- Given problem -
Copy the records below word for word, from the first line through the line that contains "ax.set_xticklabels(years)", and leave out any pictures.
□ □ □ □
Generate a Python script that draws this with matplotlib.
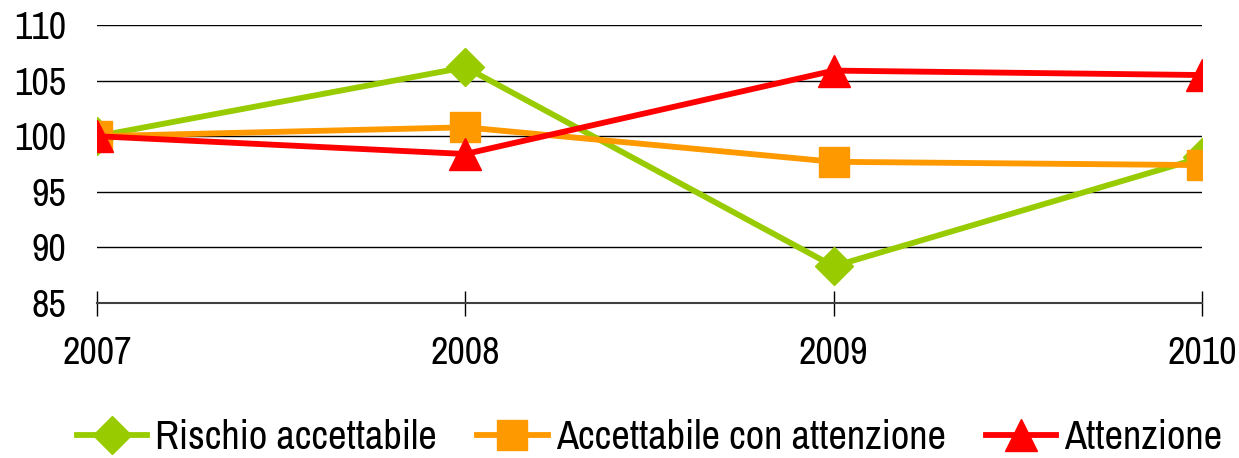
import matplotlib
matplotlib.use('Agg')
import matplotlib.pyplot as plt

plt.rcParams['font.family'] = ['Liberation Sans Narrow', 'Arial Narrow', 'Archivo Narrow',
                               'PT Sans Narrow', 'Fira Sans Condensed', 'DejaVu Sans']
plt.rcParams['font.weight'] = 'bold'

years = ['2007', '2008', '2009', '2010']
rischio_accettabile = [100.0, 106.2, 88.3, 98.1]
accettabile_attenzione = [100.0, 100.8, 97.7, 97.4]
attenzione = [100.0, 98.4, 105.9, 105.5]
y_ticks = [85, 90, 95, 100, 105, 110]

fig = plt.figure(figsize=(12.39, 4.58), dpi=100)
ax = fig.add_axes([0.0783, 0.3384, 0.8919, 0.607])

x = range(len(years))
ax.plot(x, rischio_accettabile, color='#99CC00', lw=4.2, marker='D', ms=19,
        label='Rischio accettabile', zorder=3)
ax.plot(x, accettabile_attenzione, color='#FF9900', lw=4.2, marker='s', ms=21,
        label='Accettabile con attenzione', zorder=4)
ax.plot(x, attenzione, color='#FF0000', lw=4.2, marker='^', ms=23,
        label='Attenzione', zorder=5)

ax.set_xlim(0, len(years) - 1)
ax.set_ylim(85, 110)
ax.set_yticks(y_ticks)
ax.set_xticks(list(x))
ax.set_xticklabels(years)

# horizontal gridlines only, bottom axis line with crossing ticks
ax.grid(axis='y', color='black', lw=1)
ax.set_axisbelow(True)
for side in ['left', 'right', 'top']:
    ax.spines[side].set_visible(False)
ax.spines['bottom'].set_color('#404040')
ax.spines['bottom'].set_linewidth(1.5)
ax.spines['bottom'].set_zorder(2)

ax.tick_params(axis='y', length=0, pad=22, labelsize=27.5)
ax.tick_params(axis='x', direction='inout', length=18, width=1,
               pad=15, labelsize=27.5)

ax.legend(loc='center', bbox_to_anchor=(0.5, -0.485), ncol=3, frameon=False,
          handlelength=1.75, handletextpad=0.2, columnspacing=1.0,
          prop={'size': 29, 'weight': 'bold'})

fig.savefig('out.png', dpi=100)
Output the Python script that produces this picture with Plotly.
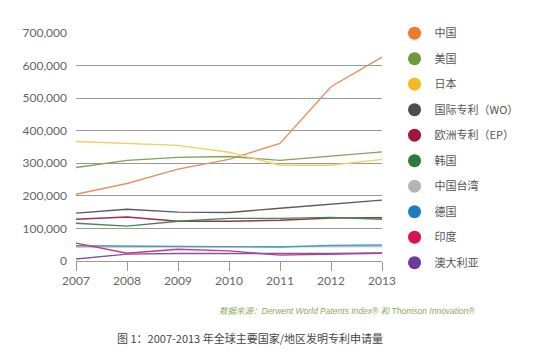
□ □ □ □
- Written solution -
Generate a Python script that draws this with matplotlib.
import matplotlib
matplotlib.use('Agg')
import matplotlib.pyplot as plt

plt.rcParams['font.family'] = ['Liberation Sans Narrow', 'Arial Narrow', 'Archivo Narrow',
                               'PT Sans Narrow', 'Fira Sans Condensed', 'DejaVu Sans']
plt.rcParams['font.weight'] = 'bold'

years = ['2007', '2008', '2009', '2010']
rischio_accettabile = [100.0, 106.2, 88.3, 98.1]
accettabile_attenzione = [100.0, 100.8, 97.7, 97.4]
attenzione = [100.0, 98.4, 105.9, 105.5]
y_ticks = [85, 90, 95, 100, 105, 110]

fig = plt.figure(figsize=(12.39, 4.58), dpi=100)
ax = fig.add_axes([0.0783, 0.3384, 0.8919, 0.607])

x = range(len(years))
ax.plot(x, rischio_accettabile, color='#99CC00', lw=4.2, marker='D', ms=19,
        label='Rischio accettabile', zorder=3)
ax.plot(x, accettabile_attenzione, color='#FF9900', lw=4.2, marker='s', ms=21,
        label='Accettabile con attenzione', zorder=4)
ax.plot(x, attenzione, color='#FF0000', lw=4.2, marker='^', ms=23,
        label='Attenzione', zorder=5)

ax.set_xlim(0, len(years) - 1)
ax.set_ylim(85, 110)
ax.set_yticks(y_ticks)
ax.set_xticks(list(x))
ax.set_xticklabels(years)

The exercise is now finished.